Shorts or jeans, there’s really no difference, so live and let live. Or scrape off, more likely. Like some other Facebook commenters wrote, stop being such a Karen.
Running shoes, though? And the arches of his feet on the pegs? What’s with that?
I used to ride with just plain denim jeans, as you say. About 10 years ago I realized that I’d just been lucky up to that point, so I bought some relatively affordable kevlar-armoured jeans.
They’re great: not only do I feel I have more slide protection from the armour and kevlar, the padding helps to keep my knees a lot warmer when riding in cooler weather. I never ride with regular jeans now.
Riding in shorts just looks silly. Also, at least jeans protect me against sunburn and insect/gravel/etc hits.
But no, they don’t offer a lot of protection. Still better than nothing…

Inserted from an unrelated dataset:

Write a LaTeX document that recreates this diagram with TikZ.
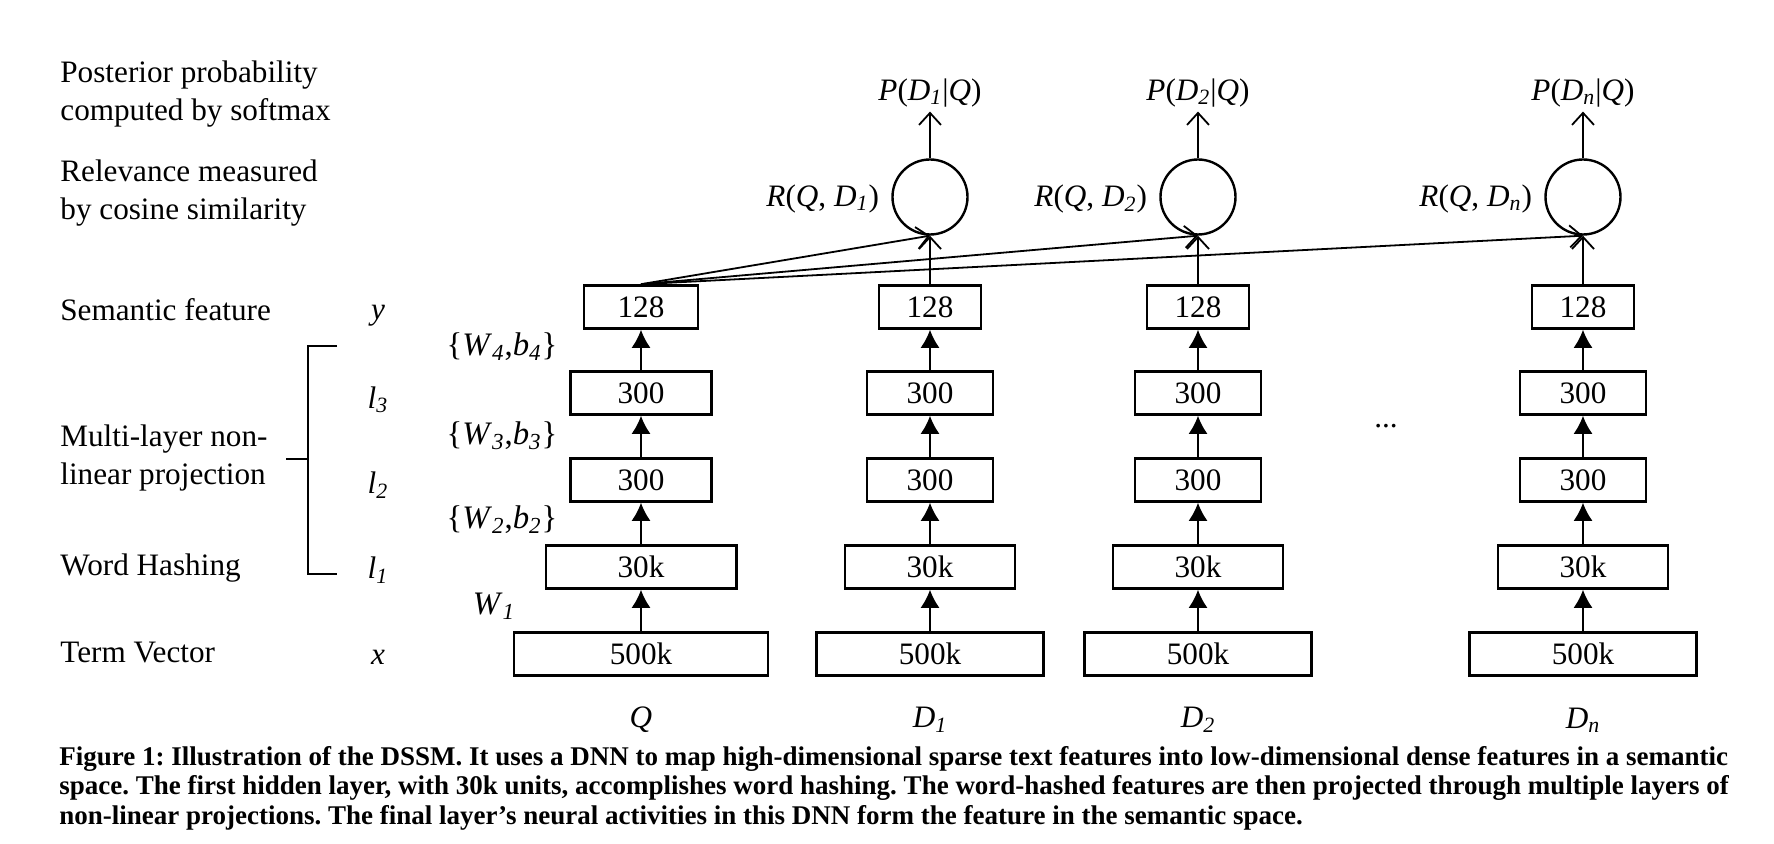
\documentclass[tikz,border=0pt]{standalone}
\usepackage{fontspec}
\setmainfont{Liberation Serif}
\usetikzlibrary{arrows.meta,positioning}

\newcommand\figsize{\fontsize{15.6}{18.8}\selectfont}
\newcommand\isub[1]{\textsubscript{\textit{#1}}}

\tikzset{
  layer/.style={draw,line width=1.3pt,minimum height=21.5pt,inner sep=0pt,font=\figsize},
  sim/.style={draw,circle,line width=1.2pt,minimum size=37.5pt,inner sep=0pt},
  lbl/.style={font=\figsize,inner sep=1pt},
  wgt/.style={font=\fontsize{16.4}{19}\selectfont,inner sep=1pt},
  fwd/.style={line width=0.9pt,-{Latex[length=9pt,width=9.5pt]}},
  rel/.style={line width=0.9pt,-{Straight Barb[length=6pt,width=11pt,line width=0.9pt]}},
}

\begin{document}
\begin{tikzpicture}[x=0.5pt,y=-0.5pt]
  \useasboundingbox (0,0) rectangle (1774,844);

  % left column of descriptions
  \node[lbl,anchor=west,align=left] (post) at (58,94) {Posterior probability\\computed by softmax};
  \node[lbl,anchor=west,align=left] (cos) at (58,193) {Relevance measured\\by cosine similarity};
  \node[lbl,anchor=west] (sem) at (58,310) {Semantic feature};
  \node[lbl,anchor=west,align=left] (proj) at (58,458) {Multi-layer non-\\linear projection};
  \node[lbl,anchor=west] (hash) at (58,568) {Word Hashing};
  \node[lbl,anchor=west] (term) at (58,653) {Term Vector};

  \node[lbl] (vy) at (378,316) {\textit{y}};
  \node[lbl] (vl3) at (378,400) {\textit{l}\isub{3}};
  \node[lbl] (vl2) at (378,485) {\textit{l}\isub{2}};
  \node[lbl] (vl1) at (378,570) {\textit{l}\isub{1}};
  \node[lbl] (vx) at (378,657) {\textit{x}};

  \draw[line width=1.2pt] (337,346) -- (308,346) -- (308,574) -- (337,574);
  \draw[line width=1.2pt] (286,459) -- (308,459);

  \node[wgt] (w4) at (502,347) {\{\textit{W}\isub{4},\textit{b}\isub{4}\}};
  \node[wgt] (w3) at (502,436) {\{\textit{W}\isub{3},\textit{b}\isub{3}\}};
  \node[wgt] (w2) at (502,520) {\{\textit{W}\isub{2},\textit{b}\isub{2}\}};
  \node[wgt] (w1) at (494,606) {\textit{W}\isub{1}};

  % the towers
  \foreach \col/\cx/\k/\s in {q/641/1.12/Q,da/930/1/D\isub{1},db/1198/1/D\isub{2},dn/1583/1/D\isub{n}} {
    \node[layer,minimum width=\k*113.5pt] (\col-x) at (\cx,654) {500k};
    \node[layer,minimum width=\k*85pt] (\col-l1) at (\cx,567) {30k};
    \node[layer,minimum width=\k*63pt] (\col-l2) at (\cx,480) {300};
    \node[layer,minimum width=\k*63pt] (\col-l3) at (\cx,393) {300};
    \node[layer,minimum width=\k*51pt] (\col-y) at (\cx,307) {128};
    \draw[fwd] (\col-x) -- (\col-l1);
    \draw[fwd] (\col-l1) -- (\col-l2);
    \draw[fwd] (\col-l2) -- (\col-l3);
    \draw[fwd] (\col-l3) -- (\col-y);
    \node[lbl] (\col-name) at (\cx,720) {\textit{\s}};
  }

  \node[lbl] (dots) at (1386,426) {...};

  % relevance and posterior
  \foreach \col/\cx/\s in {da/930/1,db/1198/2,dn/1583/n} {
    \node[sim] (\col-r) at (\cx,197) {};
    \node[lbl,left=5pt of \col-r,yshift=-1pt] (\col-rl) {\textit{R}(\textit{Q}, \textit{D}\isub{\s})};
    \node[lbl,inner sep=2pt] (\col-p) at (\cx,93) {\textit{P}(\textit{D}\isub{\s}|\textit{Q})};
    \draw[rel] (\col-y) -- (\col-r);
    \draw[rel] (q-y.north) -- (\col-r.south);
    \draw[rel] (\col-r) -- (\col-p);
  }

  % caption
  \node[anchor=base west,align=left,inner sep=0pt,
        font=\bfseries\frenchspacing\fontsize{13.5}{14.75}\selectfont] (cap) at (59,824)
    {Figure 1: Illustration of the DSSM. It uses a DNN to map high-dimensional sparse text features into low-dimensional dense features in a semantic\\
     space. The first hidden layer, with 30k units, accomplishes word hashing. The word-hashed features are then projected through multiple layers of\\
     non-linear projections. The final layer’s neural activities in this DNN form the feature in the semantic space.};
\end{tikzpicture}
\end{document}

Mark, correct me if I am wrong, but you seem to be saying that since normal jeans are useless and anything more protective would be too hot, that shorts are, if not actually recommended, a reasonable solution. All’s I will say is I wish Mr. Maran luck as i do you in our jeans. I personally have not ventured out in anything other than armoured jeans in many a year. By the way, I am definitely curious. My Maran seems to be OK with heat to his core — usually the zone that produces the most heat and therefore needs the most cooling — but can’t stand it to his lower limbs. And his whole “I get too hot” argument is totally rubbished by the fact that he’s wearing sneakers. Anyone claiming they don’t wear motorcycle boots only cause they are too hot is plainly full of bull patooties. I’m not sure this idiot was the thing to hoist your petard on. Stay well.

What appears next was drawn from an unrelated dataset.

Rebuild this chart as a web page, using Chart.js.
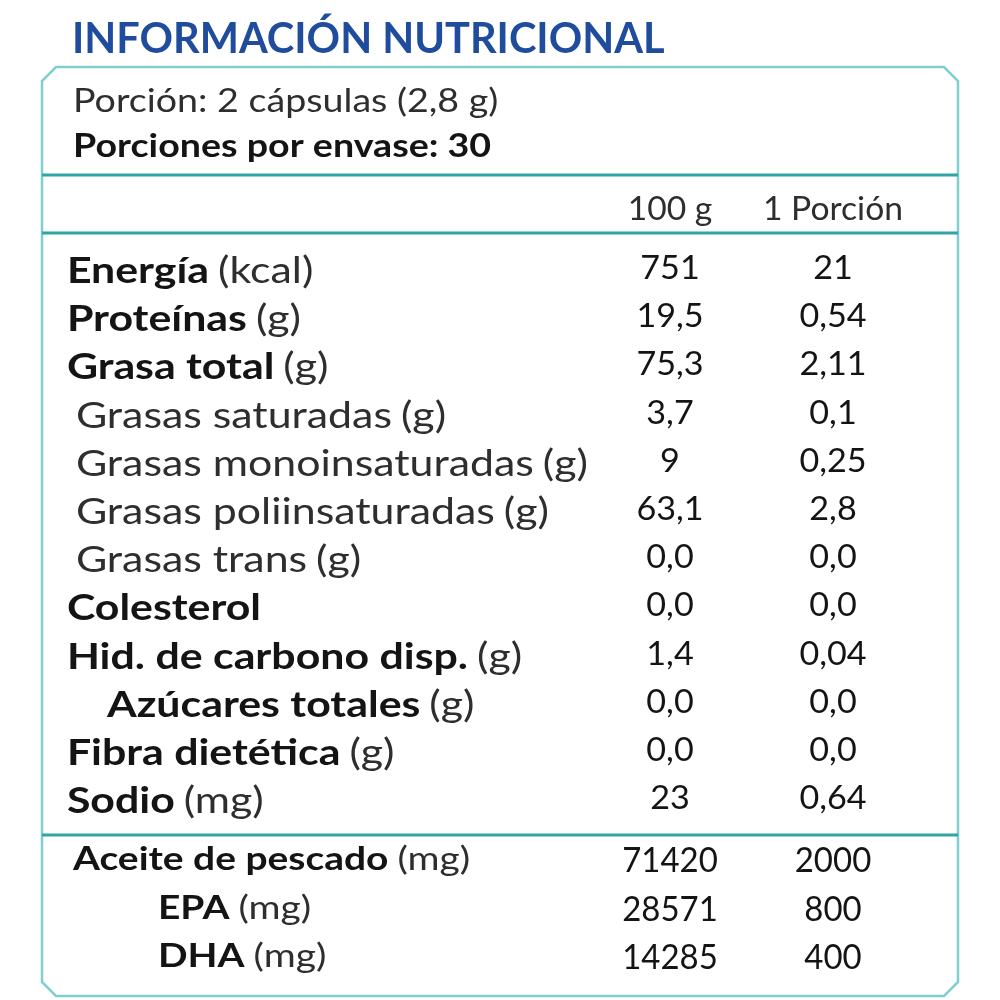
<!DOCTYPE html>
<html>
<head>
<meta charset="utf-8">
<script src="https://cdn.jsdelivr.net/npm/chart.js@4.4.1/dist/chart.umd.min.js"></script>
<style>
  html, body { margin: 0; padding: 0; background: #ffffff; }
  #wrap { width: 1000px; height: 1000px; position: relative; }
</style>
</head>
<body>
<div id="wrap"><canvas id="c"></canvas></div>
<script>
// ---------- DATA ----------
const title = 'INFORMACIÓN NUTRICIONAL';
const servingSize = 'Porción: 2 cápsulas (2,8 g)';
const servingsPerPack = 'Porciones por envase: 30';
const columns = ['100 g', '1 Porción'];

const nutrients = ['Energía', 'Proteínas', 'Grasa total', 'Grasas saturadas',
  'Grasas monoinsaturadas', 'Grasas poliinsaturadas', 'Grasas trans', 'Colesterol',
  'Hid. de carbono disp.', 'Azúcares totales', 'Fibra dietética', 'Sodio'];
const nutrientUnits = ['(kcal)', '(g)', '(g)', '(g)', '(g)', '(g)', '(g)', '', '(g)', '(g)', '(g)', '(mg)'];
const per100g = ['751', '19,5', '75,3', '3,7', '9', '63,1', '0,0', '0,0', '1,4', '0,0', '0,0', '23'];
const perPortion = ['21', '0,54', '2,11', '0,1', '0,25', '2,8', '0,0', '0,0', '0,04', '0,0', '0,0', '0,64'];

const oils = ['Aceite de pescado', 'EPA', 'DHA'];
const oilUnits = ['(mg)', '(mg)', '(mg)'];
const oilPer100g = ['71420', '28571', '14285'];
const oilPerPortion = ['2000', '800', '400'];

// ---------- STYLE (kept apart from data) ----------
const FONT = 'Lato';
const BLUE = '#1f4c9c';
const TEAL = '#2fa5a8';
const TEAL_LIGHT = '#7fcfd1';
const INK = '#141414';
const INK_SOFT = '#2e2e2e';
const labelStyle = {              // indent (px) and weight of the name part
  'Grasas saturadas': { indent: 9, bold: false },
  'Grasas monoinsaturadas': { indent: 9, bold: false },
  'Grasas poliinsaturadas': { indent: 9, bold: false },
  'Grasas trans': { indent: 9, bold: false },
  'Azúcares totales': { indent: 40, bold: true },
  'Aceite de pescado': { indent: 6, bold: true },
  'EPA': { indent: 91, bold: true },
  'DHA': { indent: 91, bold: true }
};
const sectionText = {
  yN: { size: 36, stretch: 1.19, numSize: 33.5, numStretch: 1.02, numShift: -4 },
  yO: { size: 33, stretch: 1.18, numSize: 34, numStretch: 0.97, numShift: 2 }
};
const LABEL_COL = -3.70;   // x-scale value of the name column (left edge)

function pts(arr, col) { return arr.map((_, i) => ({ x: col, y: i })); }

function drawStretched(ctx, text, x, y, align, sx) {
  ctx.save();
  ctx.translate(x, y);
  ctx.scale(sx, 1);
  ctx.textAlign = align;
  ctx.fillText(text, 0, 0);
  ctx.restore();
  return ctx.measureText(text).width * sx;
}

const tablePlugin = {
  id: 'nutritionTable',
  afterDraw(chart) {
    const ctx = chart.ctx;
    const xs = chart.scales.x;
    ctx.save();
    ctx.textBaseline = 'alphabetic';

    // title
    ctx.fillStyle = BLUE;
    ctx.font = `bold 41.5px ${FONT}`;
    drawStretched(ctx, title, 72, 53, 'left', 1.0);

    // outer frame with chamfered corners
    const L = 42, R = 958, T = 67, B = 996, c = 14;
    ctx.strokeStyle = TEAL_LIGHT;
    ctx.lineWidth = 2.5;
    ctx.beginPath();
    ctx.moveTo(L + c, T); ctx.lineTo(R - c, T); ctx.lineTo(R, T + c);
    ctx.lineTo(R, B - c); ctx.lineTo(R - c, B); ctx.lineTo(L + c, B);
    ctx.lineTo(L, B - c); ctx.lineTo(L, T + c); ctx.closePath();
    ctx.stroke();

    // separators
    ctx.strokeStyle = TEAL;
    ctx.lineWidth = 3;
    [175, 233, 835].forEach(y => {
      ctx.beginPath(); ctx.moveTo(L, y); ctx.lineTo(R, y); ctx.stroke();
    });

    // serving info
    ctx.fillStyle = INK_SOFT;
    ctx.font = `32px ${FONT}`;
    drawStretched(ctx, servingSize, 73, 112, 'left', 1.175);
    ctx.fillStyle = INK;
    ctx.font = `bold 32px ${FONT}`;
    drawStretched(ctx, servingsPerPack, 73, 157, 'left', 1.175);

    // column headers
    ctx.fillStyle = INK_SOFT;
    ctx.font = `33px ${FONT}`;
    columns.forEach((h, i) => drawStretched(ctx, h, xs.getPixelForValue(i), 220, 'center', 1.02));

    // rows
    chart.data.datasets.forEach((ds, di) => {
      const meta = chart.getDatasetMeta(di);
      const sec = sectionText[ds.yAxisID];
      meta.data.forEach((el, i) => {
        const x = el.x, y = el.y;
        if (ds.kind === 'label') {
          const name = ds.names[i];
          const st = labelStyle[name] || { indent: 0, bold: true };
          let cx = x + st.indent;
          ctx.fillStyle = st.bold ? INK : INK_SOFT;
          ctx.font = `${st.bold ? 'bold ' : ''}${sec.size}px ${FONT}`;
          cx += drawStretched(ctx, name, cx, y, 'left', sec.stretch);
          const unit = ds.units[i];
          if (unit) {
            ctx.fillStyle = INK_SOFT;
            ctx.font = `${sec.size}px ${FONT}`;
            cx += 9;
            drawStretched(ctx, unit, cx, y, 'left', sec.stretch);
          }
        } else {
          ctx.fillStyle = INK;
          ctx.font = `${sec.numSize}px ${FONT}`;
          drawStretched(ctx, ds.values[i], x, y + sec.numShift, 'center', sec.numStretch);
        }
      });
    });
    ctx.restore();
  }
};

function makeChart() {
  new Chart(document.getElementById('c'), {
    type: 'scatter',
    data: {
      datasets: [
        { kind: 'label', names: nutrients, units: nutrientUnits, data: pts(nutrients, LABEL_COL), yAxisID: 'yN' },
        { kind: 'value', values: per100g, data: pts(per100g, 0), yAxisID: 'yN' },
        { kind: 'value', values: perPortion, data: pts(perPortion, 1), yAxisID: 'yN' },
        { kind: 'label', names: oils, units: oilUnits, data: pts(oils, LABEL_COL), yAxisID: 'yO' },
        { kind: 'value', values: oilPer100g, data: pts(oilPer100g, 0), yAxisID: 'yO' },
        { kind: 'value', values: oilPerPortion, data: pts(oilPerPortion, 1), yAxisID: 'yO' }
      ]
    },
    options: {
      responsive: true,
      maintainAspectRatio: false,
      animation: false,
      layout: { padding: 0 },
      elements: { point: { radius: 0, hoverRadius: 0 } },
      plugins: { legend: { display: false }, tooltip: { enabled: false } },
      scales: {
        x: { type: 'linear', display: false, min: -670 / 163, max: 330 / 163 },
        yN: { type: 'linear', display: false, reverse: true, min: -283 / 48.2, max: 717 / 48.2 },
        yO: { type: 'linear', display: false, reverse: true, min: -870 / 48.5, max: 130 / 48.5 }
      }
    },
    plugins: [tablePlugin]
  });
}

document.getElementById('c').style.width = '1000px';
document.getElementById('c').style.height = '1000px';
Promise.all([
  document.fonts.load(`bold 30px ${FONT}`),
  document.fonts.load(`30px ${FONT}`)
]).then(makeChart, makeChart);
</script>
</body>
</html>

Perhaps it’s a rarity but, after a fall on wet pavement at about 60kph my armoured jacket had a hole rubbed through the shoulder, leaving me with a loonie sized scar on my shoulder blade. My store bought black Jean’s were not damaged. Boots, gloves, and helmet were all scuffed up as you would expect. Can’t explain it, but will always wear pants.

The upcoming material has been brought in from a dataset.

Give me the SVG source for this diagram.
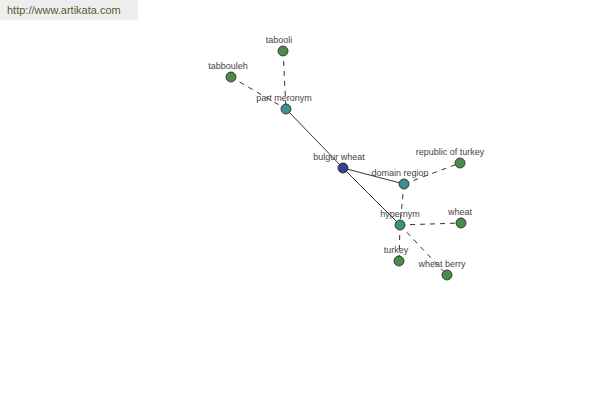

In 1972 I was riding my brand new CT70 along a abandoned railway bed. A angry old man dug a trench 6’x4’x3′ deep across the trail. I know first hand what it’s like to fly through the air and land on railway ballast. From that day on I took riding gear more serious. To day its high vis ATGATT even just to the corner store.
Actually, you’re right if the balls of the feet are the part immediately behind the toes. I meant to say the arches. Thanks for noticing!
You’re supposed to ride with the balls of your feet on the pegs…. what’s your point there?